Au Mali, la question brûlante de l’Azawad ou les tensions autour du Macina sont instrumentalisées au nom d’un pseudo-réarmement identitaire qui ignore les causes profondes des crises : gouvernance, marginalisation, confiance rompue entre l’État et les populations.
Au Niger, ces activistes rencontrent une résistance forte d’une partie de la jeunesse, qui refuse « le discours racial » et réclame des perspectives économiques réelles plutôt qu’un récit victimaire sans horizon.
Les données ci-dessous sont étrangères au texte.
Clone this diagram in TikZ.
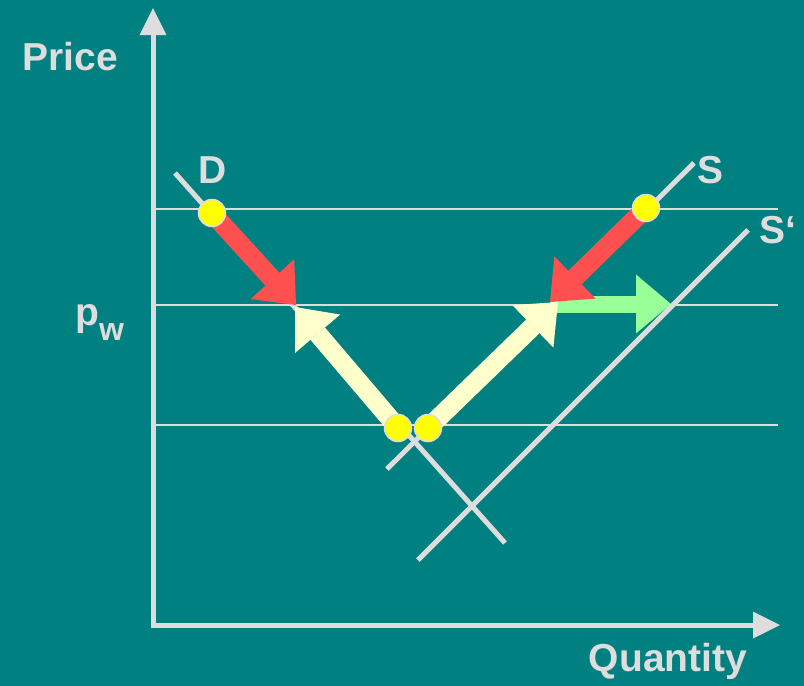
\documentclass[tikz,border=0pt]{standalone}
\usepackage{fontspec}
\setmainfont{Liberation Sans}
\usepackage{xcolor}
\definecolor{cBack}{HTML}{008080}
\definecolor{cLine}{HTML}{DDDDDD}
\definecolor{cDot}{HTML}{FFFF00}
\definecolor{cRed}{HTML}{FF5050}
\definecolor{cCream}{HTML}{FFFFCC}
\definecolor{cGreen}{HTML}{99FF99}
\usepackage{tikz}
\usetikzlibrary{arrows.meta,backgrounds}
\tikzset{
  axis-line/.style={draw=cLine,line width=5pt,
    -{Triangle[length=27pt,width=27pt,line width=0pt]}},
  curve-line/.style={draw=cLine,line width=5pt},
  price-line/.style={draw=cLine,line width=2pt},
  node-dot/.style={circle,draw=cLine,line width=1.5pt,fill=cDot,
    minimum size=27pt,inner sep=0pt},
  node-label/.style={text=cLine,inner sep=0pt,
    font=\fontsize{39}{39}\selectfont\bfseries},
  arrow-fat/.style={line width=19pt,
    -{Triangle[length=35pt,width=59pt,line width=0pt]}},
  arrow-red/.style={arrow-fat,draw=cRed},
  arrow-cream/.style={arrow-fat,draw=cCream},
  arrow-green/.style={arrow-fat,draw=cGreen,line width=17pt},
}

\begin{document}
\begin{tikzpicture}[x=1pt,y=-1pt]
  \useasboundingbox (0,0) rectangle (804,686);
  % equilibrium points
  \node[node-dot] (dotD) at (212,213) {};
  \node[node-dot] (dotS) at (646,208) {};
  \node[node-dot] (dotL) at (398,428) {};
  \node[node-dot] (dotR) at (428,428) {};
  % labels
  \node[node-label,anchor=base] (price) at (70,70) {Price};
  \node[node-label,anchor=base] (quantity) at (668,671) {Quantity};
  \node[node-label,anchor=base] (labD) at (213,183) {D};
  \node[node-label,anchor=base] (labS) at (711,183) {S};
  \node[node-label,anchor=base west] (labS2) at (759,243) {S‘};
  \node[node-label,anchor=base west] (labPw) at (75,325)
    {p{\fontsize{32}{32}\selectfont\raisebox{-15pt}{w}}};
  % arrow tips
  \coordinate (tipRedL) at (296,305);
  \coordinate (tipRedR) at (550,302);
  \coordinate (tipCreamL) at (295,307);
  \coordinate (tipCreamR) at (558,302);
  \coordinate (startGreen) at (553,304);
  \coordinate (tipGreen) at (671,304);
  \begin{scope}[on background layer]
    \fill[cBack] (0,0) rectangle (804,686);
    \foreach \y in {209,305,425}
      \draw[price-line] (155,\y) -- (778,\y);
    \draw[curve-line] (175,173) -- (505,543);
    \draw[curve-line] (387,469) -- (694,163);
    \draw[curve-line] (418,560) -- (748,230);
    \draw[axis-line] (153,627) -- (153,8);
    \draw[axis-line] (151,625) -- (780,625);
    \draw[arrow-green] (startGreen) -- (tipGreen);
    \draw[arrow-red] (dotD.center) -- (tipRedL);
    \draw[arrow-red] (dotS.center) -- (tipRedR);
    \draw[arrow-cream] (dotL.center) -- (tipCreamL);
    \draw[arrow-cream] (dotR.center) -- (tipCreamR);
  \end{scope}
\end{tikzpicture}
\end{document}
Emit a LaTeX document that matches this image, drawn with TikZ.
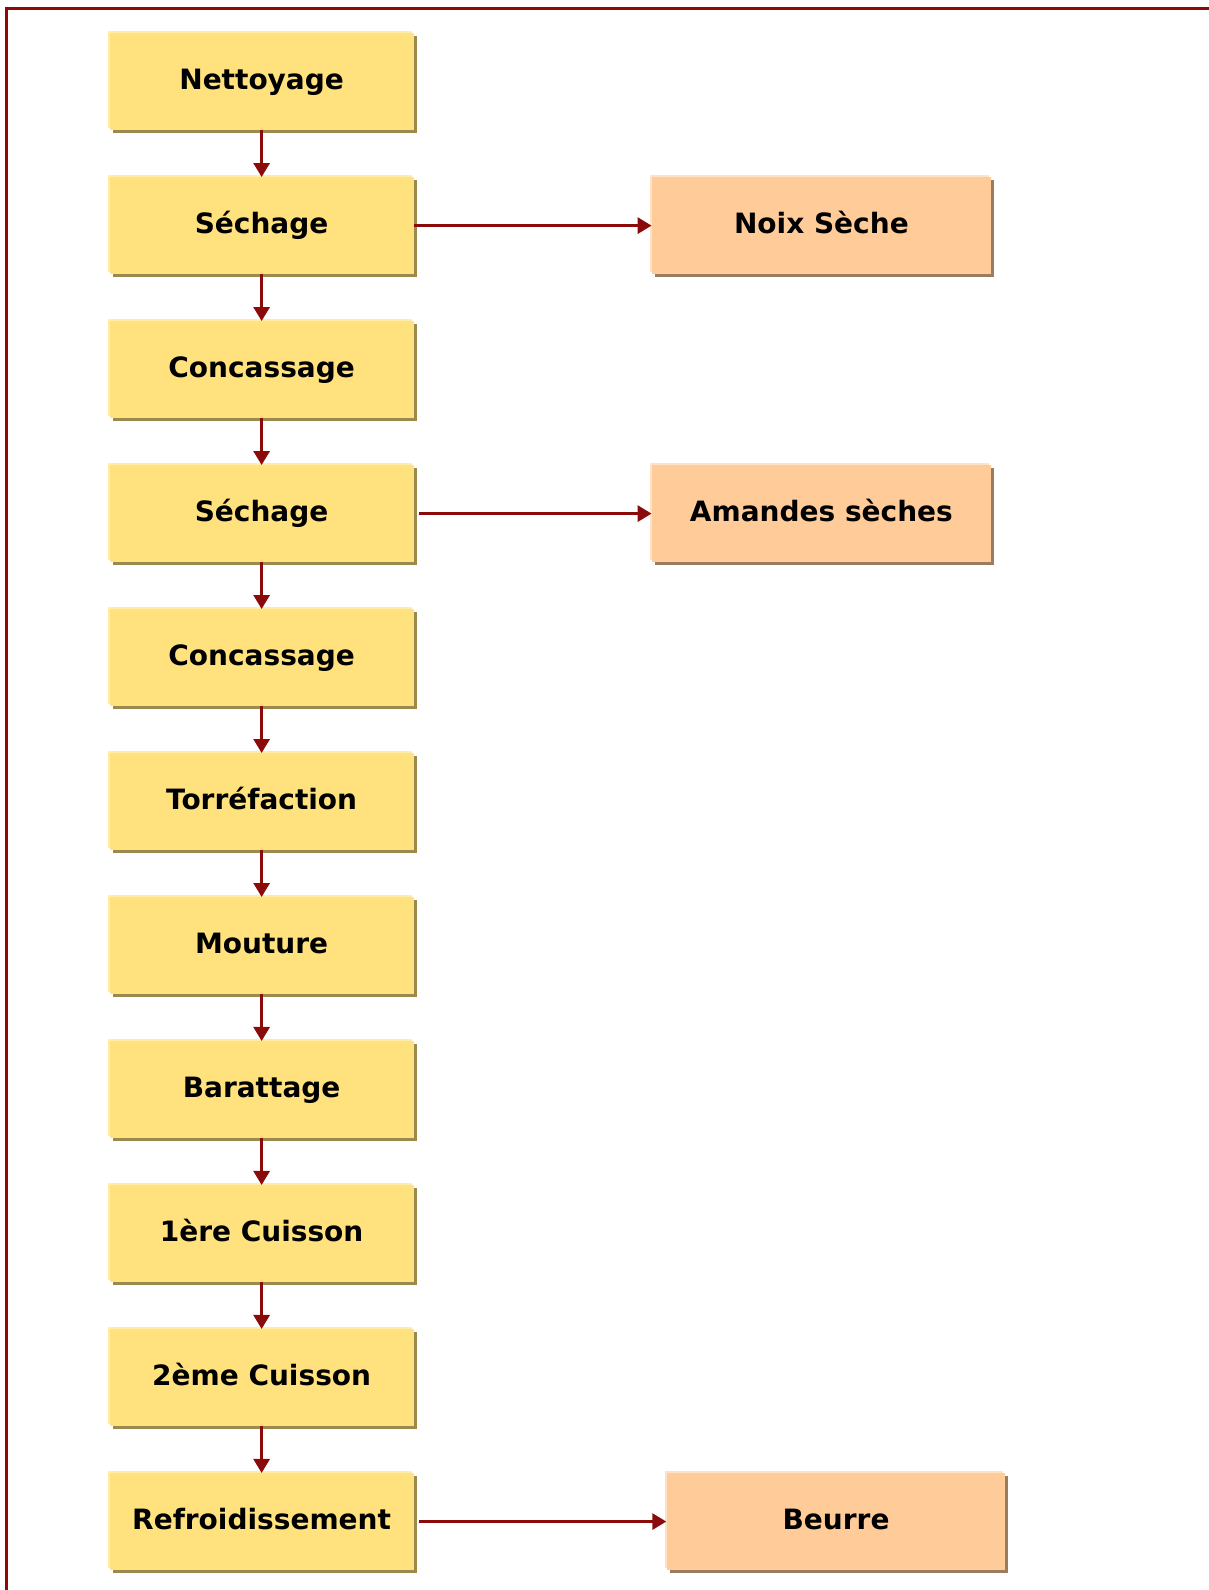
\documentclass[tikz,border=0pt]{standalone}
\usepackage{fontspec}
\setmainfont{DejaVu Sans}
\usetikzlibrary{arrows.meta}

\definecolor{frameRed}{HTML}{8B0A0A}
\definecolor{stepYellow}{HTML}{FFE17E}
\definecolor{stepYellowLight}{HTML}{FFECA6}
\definecolor{stepYellowShadow}{HTML}{9C8A4C}
\definecolor{outOrange}{HTML}{FFCC99}
\definecolor{outOrangeLight}{HTML}{FFE2C6}
\definecolor{outOrangeShadow}{HTML}{9A7C5E}

\tikzset{
  stepbox/.style={fill=stepYellow, minimum width=152pt, minimum height=48.2pt,
    inner sep=0pt, text height=11pt, text depth=3.1pt,
    font=\fontsize{14}{17}\selectfont\bfseries,
    preaction={fill=stepYellowLight, transform canvas={shift={(-1pt,1pt)}}},
    preaction={fill=stepYellowShadow, transform canvas={shift={(1.5pt,-1.5pt)}}}},
  outbox/.style={fill=outOrange, minimum width=169.4pt, minimum height=48.2pt,
    inner sep=0pt, text height=11pt, text depth=3.1pt,
    font=\fontsize{14}{17}\selectfont\bfseries,
    preaction={fill=outOrangeLight, transform canvas={shift={(-1pt,1pt)}}},
    preaction={fill=outOrangeShadow, transform canvas={shift={(1.5pt,-1.5pt)}}}},
  flow/.style={draw=frameRed, line width=1.5pt, -{Triangle[length=7pt,width=8pt]}}
}

\begin{document}
\begin{tikzpicture}[x=0.5071pt,y=-0.5071pt]
\useasboundingbox (0,0) rectangle (1192,1568);
% cadre
\draw[frameRed, line width=1.5pt] (6,1568) -- (6,8.5) -- (1192,8.5);

% etapes
\foreach \name/\txt [count=\i from 0] in {net/Nettoyage, sechA/Séchage, concA/Concassage,
    sechB/Séchage, concB/Concassage, torr/Torréfaction, mout/Mouture, bar/Barattage,
    cuisA/1ère Cuisson, cuisB/2ème Cuisson, refr/Refroidissement}
  \node[stepbox] (\name) at (258,{80.5+142*\i}) {\txt};

% produits
\node[outbox] (noix) at (810,222.5) {Noix Sèche};
\node[outbox] (amand) at (810,506.5) {Amandes sèches};
\node[outbox] (beurre) at (824.5,1500.5) {Beurre};

% fleches
\foreach \a/\b in {net/sechA, sechA/concA, concA/sechB, sechB/concB, concB/torr,
    torr/mout, mout/bar, bar/cuisA, cuisA/cuisB, cuisB/refr}
  \draw[flow] (\a.south) -- (\b.north);
\draw[flow] (sechA.east) -- (noix.west);
\draw[flow, shorten <=2.5pt] (sechB.east) -- (amand.west);
\draw[flow, shorten <=2.5pt] (refr.east) -- (beurre.west);
\end{tikzpicture}
\end{document}
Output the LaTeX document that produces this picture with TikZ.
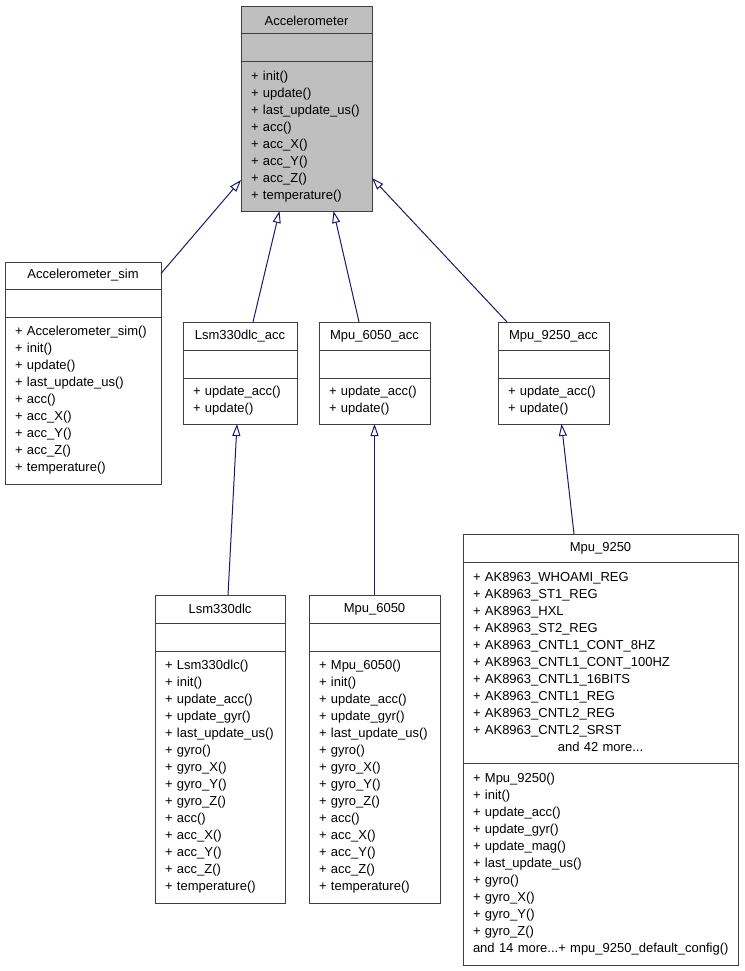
\documentclass[tikz,border=0pt]{standalone}
\usepackage{fontspec}
\setmainfont{Liberation Sans}
\usetikzlibrary{arrows.meta}
\definecolor{edgeblue}{HTML}{191970}
\definecolor{boxgray}{HTML}{BFBFBF}
\definecolor{boxline}{HTML}{404040}

\begin{document}
\begin{tikzpicture}[x=1pt, y=-1pt,
    font=\fontsize{13}{17}\selectfont,
    umlbox/.style={draw=boxline, line width=1pt, anchor=north west, inner sep=0pt, outer sep=0pt},
    umlmembers/.style={umlbox, align=left, inner xsep=10pt},
    inherit/.style={draw=edgeblue, line width=1pt, -{Triangle[open, length=12pt, width=8pt]}}]
    \useasboundingbox (0,0) rectangle (744,971);

    % Base class
    \node[umlbox, fill=boxgray, minimum width=131pt, minimum height=27pt] (acc) at (241,7) {Accelerometer};
    \node[umlbox, fill=boxgray, minimum width=131pt, minimum height=28pt] (acc-e) at (acc.south west) {};
    \node[umlmembers, fill=boxgray, text width=111pt, minimum height=149pt] (acc-m) at (acc-e.south west)
        {+ init()\\+ update()\\+ last\_update\_us()\\+ acc()\\+ acc\_X()\\+ acc\_Y()\\+ acc\_Z()\\+ temperature()};

    % Simulated accelerometer
    \node[umlbox, minimum width=156pt, minimum height=27pt] (sim) at (5,262) {Accelerometer\_sim};
    \node[umlbox, minimum width=156pt, minimum height=28pt] (sim-e) at (sim.south west) {};
    \node[umlmembers, text width=136pt, minimum height=167pt] (sim-m) at (sim-e.south west)
        {+ Accelerometer\_sim()\\+ init()\\+ update()\\+ last\_update\_us()\\+ acc()\\+ acc\_X()\\+ acc\_Y()\\+ acc\_Z()\\+ temperature()};

    % Sensor specific accelerometers
    \node[umlbox, minimum width=114pt, minimum height=28pt] (lsmacc) at (183,322) {Lsm330dlc\_acc};
    \node[umlbox, minimum width=114pt, minimum height=28pt] (lsmacc-e) at (lsmacc.south west) {};
    \node[umlmembers, text width=94pt, minimum height=46pt] (lsmacc-m) at (lsmacc-e.south west)
        {+ update\_acc()\\+ update()};

    \node[umlbox, minimum width=111pt, minimum height=28pt] (mpuacc) at (319,322) {Mpu\_6050\_acc};
    \node[umlbox, minimum width=111pt, minimum height=28pt] (mpuacc-e) at (mpuacc.south west) {};
    \node[umlmembers, text width=91pt, minimum height=46pt] (mpuacc-m) at (mpuacc-e.south west)
        {+ update\_acc()\\+ update()};

    \node[umlbox, minimum width=111pt, minimum height=28pt] (mpu9acc) at (498,322) {Mpu\_9250\_acc};
    \node[umlbox, minimum width=111pt, minimum height=28pt] (mpu9acc-e) at (mpu9acc.south west) {};
    \node[umlmembers, text width=91pt, minimum height=46pt] (mpu9acc-m) at (mpu9acc-e.south west)
        {+ update\_acc()\\+ update()};

    % Full sensors
    \node[umlbox, minimum width=130pt, minimum height=28pt] (lsm) at (155,595) {Lsm330dlc};
    \node[umlbox, minimum width=130pt, minimum height=28pt] (lsm-e) at (lsm.south west) {};
    \node[umlmembers, text width=110pt, minimum height=252pt] (lsm-m) at (lsm-e.south west)
        {+ Lsm330dlc()\\+ init()\\+ update\_acc()\\+ update\_gyr()\\+ last\_update\_us()\\+ gyro()\\+ gyro\_X()\\+ gyro\_Y()\\+ gyro\_Z()\\+ acc()\\+ acc\_X()\\+ acc\_Y()\\+ acc\_Z()\\+ temperature()};

    \node[umlbox, minimum width=131pt, minimum height=28pt] (mpu) at (309,595) {Mpu\_6050};
    \node[umlbox, minimum width=131pt, minimum height=28pt] (mpu-e) at (mpu.south west) {};
    \node[umlmembers, text width=111pt, minimum height=252pt] (mpu-m) at (mpu-e.south west)
        {+ Mpu\_6050()\\+ init()\\+ update\_acc()\\+ update\_gyr()\\+ last\_update\_us()\\+ gyro()\\+ gyro\_X()\\+ gyro\_Y()\\+ gyro\_Z()\\+ acc()\\+ acc\_X()\\+ acc\_Y()\\+ acc\_Z()\\+ temperature()};

    \node[umlbox, minimum width=275pt, minimum height=28pt] (mpu9) at (463,534) {Mpu\_9250};
    \node[umlmembers, text width=255pt, minimum height=201pt] (mpu9-a) at (mpu9.south west)
        {+ AK8963\_WHOAMI\_REG\\+ AK8963\_ST1\_REG\\+ AK8963\_HXL\\+ AK8963\_ST2\_REG\\+ AK8963\_CNTL1\_CONT\_8HZ\\+ AK8963\_CNTL1\_CONT\_100HZ\\+ AK8963\_CNTL1\_16BITS\\+ AK8963\_CNTL1\_REG\\+ AK8963\_CNTL2\_REG\\+ AK8963\_CNTL2\_SRST\\\makebox[255pt][c]{and 42 more...}};
    \node[umlmembers, text width=255pt, minimum height=202pt] (mpu9-m) at (mpu9-a.south west)
        {+ Mpu\_9250()\\+ init()\\+ update\_acc()\\+ update\_gyr()\\+ update\_mag()\\+ last\_update\_us()\\+ gyro()\\+ gyro\_X()\\+ gyro\_Y()\\+ gyro\_Z()\\\mbox{and 14 more...+ mpu\_9250\_default\_config()}};

    % Inheritance arrows
    \draw[inherit] ([yshift=2pt]sim.east) -- ([yshift=31pt]acc-m.south west);
    \draw[inherit] ([xshift=13pt]lsmacc.north) -- ([xshift=-27pt]acc-m.south);
    \draw[inherit] ([xshift=-15.5pt]mpuacc.north) -- ([xshift=27pt]acc-m.south);
    \draw[inherit] ([xshift=9pt]mpu9acc.north west) -- ([yshift=33pt]acc-m.south east);
    \draw[inherit] ([xshift=8pt]lsm.north) -- ([xshift=-3pt]lsmacc-m.south);
    \draw[inherit] (mpu.north) -- (mpuacc-m.south);
    \draw[inherit] ([xshift=-26.5pt]mpu9.north) -- ([xshift=8pt]mpu9acc-m.south);
\end{tikzpicture}
\end{document}
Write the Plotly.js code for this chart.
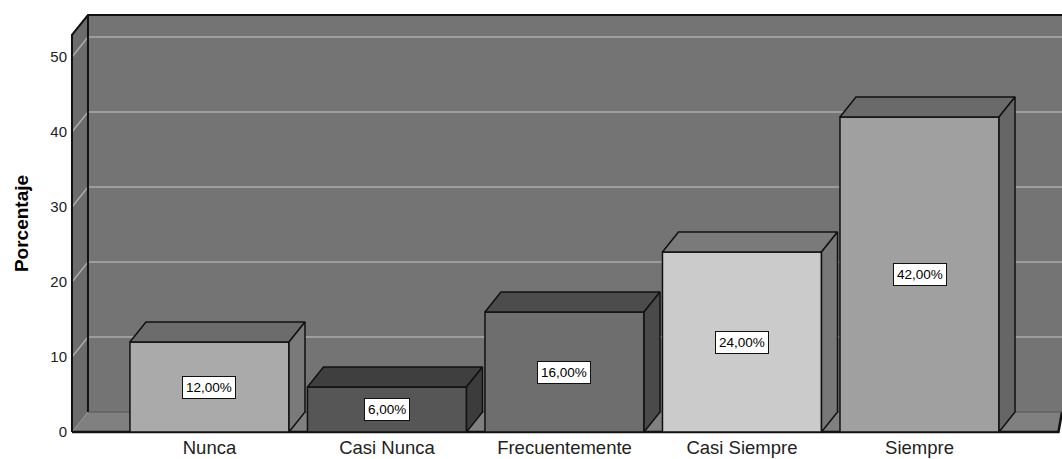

Le « nouveau panafricanisme » prospère sur les frustrations, mais peine à produire une vision politique solide. Sa logique de mobilisation repose davantage sur la colère que sur la construction.
Pour un panafricanisme lucide et créatif
Face à ces dérives, Abdoulahi Attayoub appelle à dissocier les aspirations légitimes des peuples — souveraineté, justice, fin des relations internationales asymétriques — de la rhétorique identitaire qui les détourne de leur objectif.
L’Afrique doit, selon lui, « affronter ses propres contradictions, ses faiblesses institutionnelles et ses blocages internes ». Une introspection nécessaire pour éviter que les colères populaires, alimentées par l’histoire coloniale, ne soient instrumentalisées par des acteurs extérieurs.
Pour retrouver sa force émancipatrice, le panafricanisme doit renouer avec ses principes fondamentaux : ouverture, pluralité, intelligence politique, capacité à dialoguer avec le monde plutôt qu’à s’enfermer dans la confrontation stérile.
Un tournant décisif à Lomé
Le Congrès panafricain de Lomé offre l’occasion d’un débat de fond :
souhaite-t-on un panafricanisme enfermé dans une vision raciale du monde, ou un projet politique capable d’embrasser la diversité du continent et de proposer une trajectoire de puissance crédible au XXIᵉ siècle ?
Dans les mots d’Abdoulahi Attayoub, le choix est clair :
« Le panafricanisme ne peut retrouver son sens que s’il refuse l’essentialisme racial et s’ouvre à une pensée décomplexée, créative et réellement tournée vers l’avenir. »
Le défi est immense. Mais la légitimité du panafricanisme — comme son avenir — se joueront bien plus dans la capacité à résoudre les contradictions du continent que dans les slogans incendiaires de ses faux prophètes.